All of which is to say that Wolf was excited about participating in Al Gore's television revolution. More than a year ago, amid much fanfare, the former vice president joined several investors in an effort to create a television network for young people, a TV channel that specifically aimed to harness the energy that animates filmmakers like Wolf. From the beginning, Gore promised not just a TV network but a media revolution; like MTV, his channel would be for the youth market, but unlike anything we've seen before, the network would also be by young people, with much of the programming contributed by viewers armed with cameras.
"The Internet opened a floodgate for young people, whose passions are finally being heard, but TV hasn't followed suit," Gore told a crowd of supporters -- Wolf among them -- at a pre-launch party for the network held in San Francisco in April. "Our aim is to give young people a voice, to democratize television."
As Gore and his partners see it, TV today is a staid medium, one that can't match the interactivity of the Internet. But new technology -- cheap digital cameras and easy-to-use laptop-based editing tools -- have given young people new chances to televise their lives, to document what happens to them in ways that we don't see on CNN and the broadcast networks. "How many of you would like to see an opportunity to talk about what's going on in our world -- that you can participate in with television?" Gore asked the party revelers. On Aug. 1, when Current TV launches on several satellite and cable TV systems -- reaching, at first, about 19 million households -- Gore believes young people will finally get that opportunity.
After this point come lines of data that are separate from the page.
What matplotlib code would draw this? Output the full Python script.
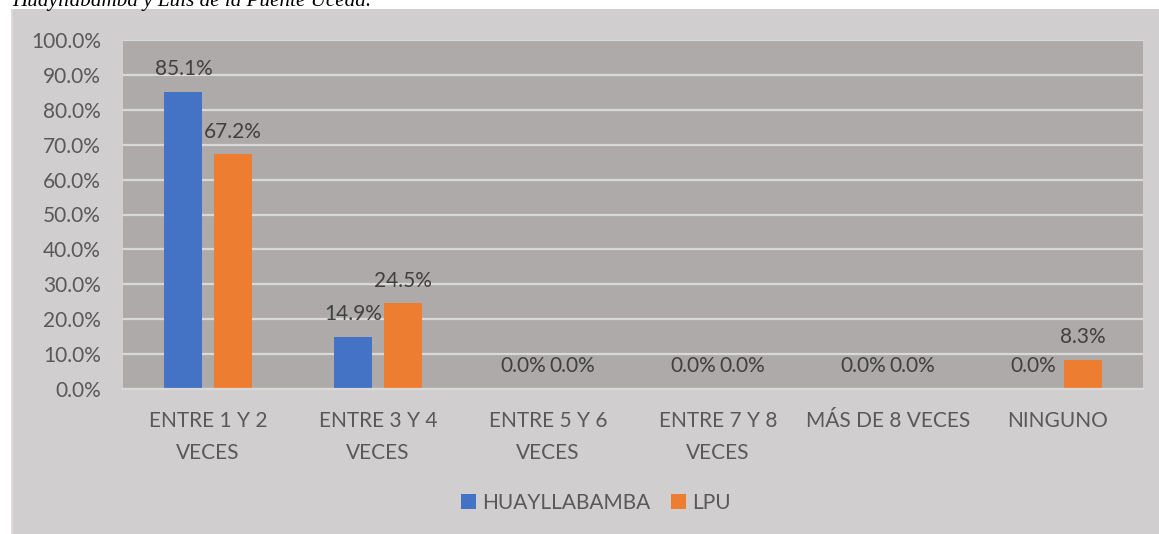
import matplotlib
matplotlib.use("Agg")
import matplotlib.pyplot as plt
import numpy as np
from matplotlib.patches import Rectangle

plt.rcParams['font.family'] = ['Lato', 'DejaVu Sans']

categories = ["ENTRE 1 Y 2\nVECES", "ENTRE 3 Y 4\nVECES", "ENTRE 5 Y 6\nVECES",
              "ENTRE 7 Y 8\nVECES", "MÁS DE 8 VECES", "NINGUNO"]
huayllabamba = [85.1, 14.9, 0.0, 0.0, 0.0, 0.0]
lpu = [67.2, 24.5, 0.0, 0.0, 0.0, 8.3]
series_names = ["HUAYLLABAMBA", "LPU"]
yticks = [0, 10, 20, 30, 40, 50, 60, 70, 80, 90, 100]

W, H = 1159, 534
fig = plt.figure(figsize=(W / 100, H / 100), dpi=100)
fig.patch.set_facecolor("white")

# chart frame
fig.patches.append(Rectangle((11 / W, 0), 1 - 11 / W, 1 - 9 / H, transform=fig.transFigure,
                             facecolor="#D0CECE", edgecolor="none", zorder=-10))
fig.patches.append(Rectangle((11 / W, 0), 1.5 / W, 1 - 9 / H, transform=fig.transFigure,
                             facecolor="#DCDADA", edgecolor="none", zorder=-9))

# caption line above the chart
fig.text(12 / W, 1 - 6 / H, "Huayllabamba y Luis de la Puente Uceda.",
         family="Liberation Serif", style="italic", fontsize=15.2,
         color="black", va="baseline", ha="left")

left, right, top, bottom = 123, 1143, 40, 389
ax = fig.add_axes([left / W, 1 - bottom / H, (right - left) / W, (bottom - top) / H])
ax.set_facecolor("#AEAAAA")

FS = 15
x = np.arange(len(categories))
bw = 0.224
gap = 0.065
off = (bw + gap) / 2
b1 = ax.bar(x - off, huayllabamba, bw, color="#4472C4", label=series_names[0], zorder=3)
b2 = ax.bar(x + off, lpu, bw, color="#ED7D31", label=series_names[1], zorder=3)

for bars, vals in ((b1, huayllabamba), (b2, lpu)):
    for rect, v in zip(bars, vals):
        ax.annotate(f"{v:.1f}%", (rect.get_x() + rect.get_width() / 2, v),
                    xytext=(0, 12.2), textcoords="offset points",
                    ha="center", va="baseline", fontsize=FS, color="#404040",
                    zorder=5, annotation_clip=False)

ax.set_xlim(-0.5, len(categories) - 0.5)
ax.set_ylim(0, 100)
ax.set_yticks(yticks)
ax.set_yticklabels([f"{t:.1f}%" for t in yticks])
ax.set_xticks(x)
ax.set_xticklabels(categories, linespacing=1.72)
ax.tick_params(axis="y", length=0, pad=16, labelsize=FS, labelcolor="#595959")
ax.tick_params(axis="x", length=0, pad=16, labelsize=FS, labelcolor="#595959")

ax.grid(axis="y", color="#D9D9D9", linewidth=1.6, zorder=1)
for s in ("left", "right", "top"):
    ax.spines[s].set_visible(False)
ax.spines["bottom"].set_color("#D9D9D9")
ax.spines["bottom"].set_linewidth(1.6)
ax.spines["bottom"].set_zorder(4)

fig.legend(handles=[b1, b2], labels=series_names, loc="center",
           bbox_to_anchor=(596 / W, 1 - 503 / H), ncol=2, frameon=False,
           fontsize=FS, labelcolor="#595959", handlelength=0.7, handleheight=0.7,
           handletextpad=0.3, columnspacing=1.0)

fig.savefig("out.png", dpi=100, facecolor=fig.get_facecolor())
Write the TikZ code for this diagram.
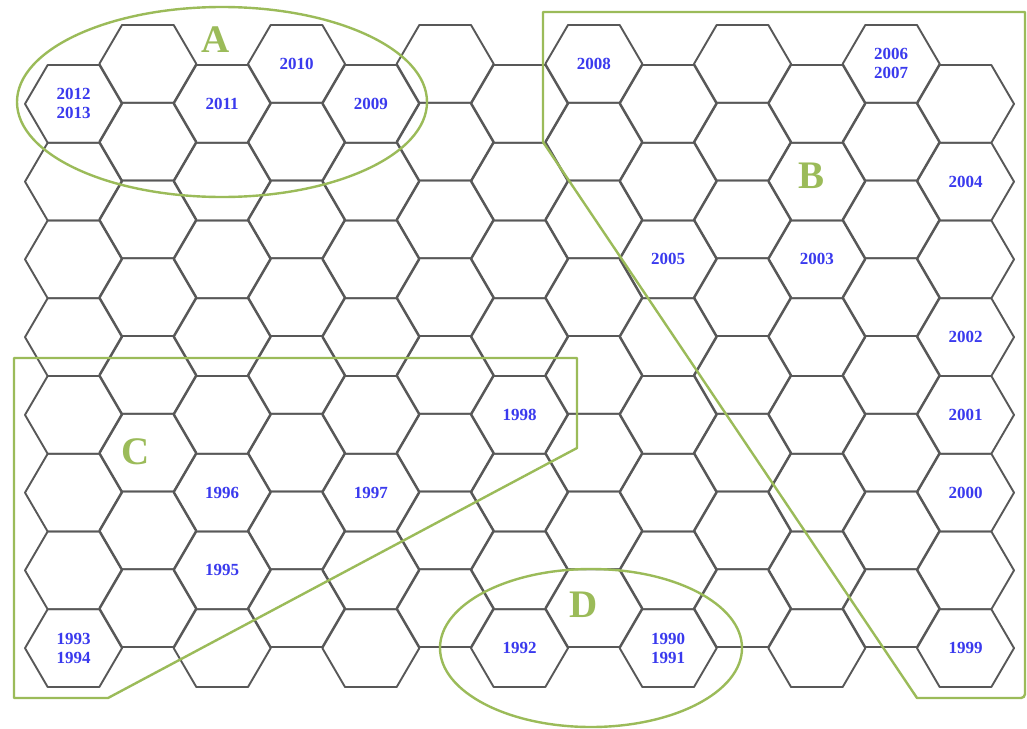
\documentclass[tikz,border=0pt]{standalone}
\usepackage{fontspec}
\setmainfont{Liberation Serif}
\definecolor{hexgray}{RGB}{88,88,88}
\definecolor{regiongreen}{RGB}{155,187,89}
\definecolor{yearblue}{RGB}{58,58,238}
\begin{document}
\begin{tikzpicture}[x=1pt,y=-1pt,
  hexline/.style={draw=hexgray,line width=1.9pt,line join=round},
  region/.style={draw=regiongreen,line width=2.4pt,line join=round},
  yr/.style={text=yearblue,font=\fontsize{17}{19}\selectfont\bfseries,align=center,inner sep=0pt},
  letter/.style={text=regiongreen,font=\fontsize{39}{40}\selectfont\bfseries,inner sep=0pt}]
\useasboundingbox (0,0) rectangle (1027,728);
\fill[white] (0,0) rectangle (1027,728);
% hexagon grid: 13 columns x 8 rows
\foreach \c in {1,...,13}{
  \foreach \r in {1,...,8}{
    \pgfmathsetmacro\cx{73.5+(\c-1)*74.333}
    \pgfmathsetmacro\cy{63.875+40*mod(\c,2)+(\r-1)*77.75}
    \coordinate (h-\c-\r) at (\cx,\cy);
    \draw[hexline] (\cx-48.5,\cy) -- ++(22.67,-38.875) -- ++(51.67,0)
      -- ++(22.67,38.875) -- ++(-22.67,38.875) -- ++(-51.67,0) -- cycle;
  }
}
% year labels
\node[yr] (y2012) at (h-1-1) {2012\\2013};
\node[yr] (y2011) at (h-3-1) {2011};
\node[yr] (y2010) at (h-4-1) {2010};
\node[yr] (y2009) at (h-5-1) {2009};
\node[yr] (y2008) at (h-8-1) {2008};
\node[yr] (y2006) at (h-12-1) {2006\\2007};
\node[yr] (y2004) at (h-13-2) {2004};
\node[yr] (y2005) at (h-9-3) {2005};
\node[yr] (y2003) at (h-11-3) {2003};
\node[yr] (y2002) at (h-13-4) {2002};
\node[yr] (y2001) at (h-13-5) {2001};
\node[yr] (y2000) at (h-13-6) {2000};
\node[yr] (y1999) at (h-13-8) {1999};
\node[yr] (y1998) at (h-7-5) {1998};
\node[yr] (y1997) at (h-5-6) {1997};
\node[yr] (y1996) at (h-3-6) {1996};
\node[yr] (y1995) at (h-3-7) {1995};
\node[yr] (y1993) at (h-1-8) {1993\\1994};
\node[yr] (y1992) at (h-7-8) {1992};
\node[yr] (y1990) at (h-9-8) {1990\\1991};
% regions
\draw[region] (222,102) ellipse [x radius=205, y radius=95];
\draw[region] (591,648) ellipse [x radius=151, y radius=79];
\draw[region] (543,12) -- (1025,12) [rounded corners=4pt] -- (1025,698) [sharp corners] -- (917,698) -- (543,142) -- cycle;
\draw[region] (14,358) -- (577,358) -- (577,448) -- (108,698) -- (14,698) -- cycle;
% region letters
\node[letter] (lA) at (216,40) {A};
\node[letter] (lB) at (811,176) {B};
\node[letter] (lC) at (136,452) {C};
\node[letter] (lD) at (584,605) {D};
\end{tikzpicture}
\end{document}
But while Current will be televised, it's not at all clear that the revolution Gore has promised will make it to the screen. You can't argue with Gore's planned innovations -- interactivity, openness, a willingness to tell stories that buck the mainstream. What remains to be seen is whether his network can realize the goals without compromise. Television is a tough business, one in which entrenched interests -- advertisers, investors, politicians -- pull many strings. Gore says he wants to create a TV network that embodies the freewheeling air of the Web. But skeptics wonder if Current will really tell young people the stories nobody else will tell, the stories -- about the Downing Street memo, say, or Bush's bulge, or rumors of election fraud -- that often first emerge online.
Some Current observers say the former vice president's network looks less like a plan to remake TV than an attempt to make money by going after the lucrative youth market. In the past few months, many young filmmakers who initially saw Current as a perfect way to showcase their creativity have begun to change their minds about the network. Late last year, the network disappointed throngs of its most passionate supporters when it suddenly canceled an effort to hire hundreds of "digital correspondents" to work on its staff. The correspondents were to be full-time Current employees who'd roam the nation -- and possibly the world -- looking for provocative stories to bring to television. Thousands of people applied for the positions, and the network's unexplained cancellation of the program created a trail of ill will among the videographers. Contributors now work on a contract basis rather than as staff; the network says this is a "more democratic" practice than the digital correspondents program because anyone is free to send videos to the network.
Activist filmmakers like Wolf say that despite Current TV's revolutionary rhetoric, the station appears uninterested in hard-hitting political footage. As Ari Berman pointed out in the Nation in April, "'politics' is simply another word in Current's programming lineup, not a guiding theme." Wolf, who created a San Francisco "Meetup" group to bring other filmmakers to the network, says Current's rhetoric rings hollow. "My beef is not what they're doing, but the difference between what they're saying and what they're doing," he says. "I want to make television that makes people think. But I worry that Current TV seems to be making television that's very similar to other television. Television that you don't have to think about."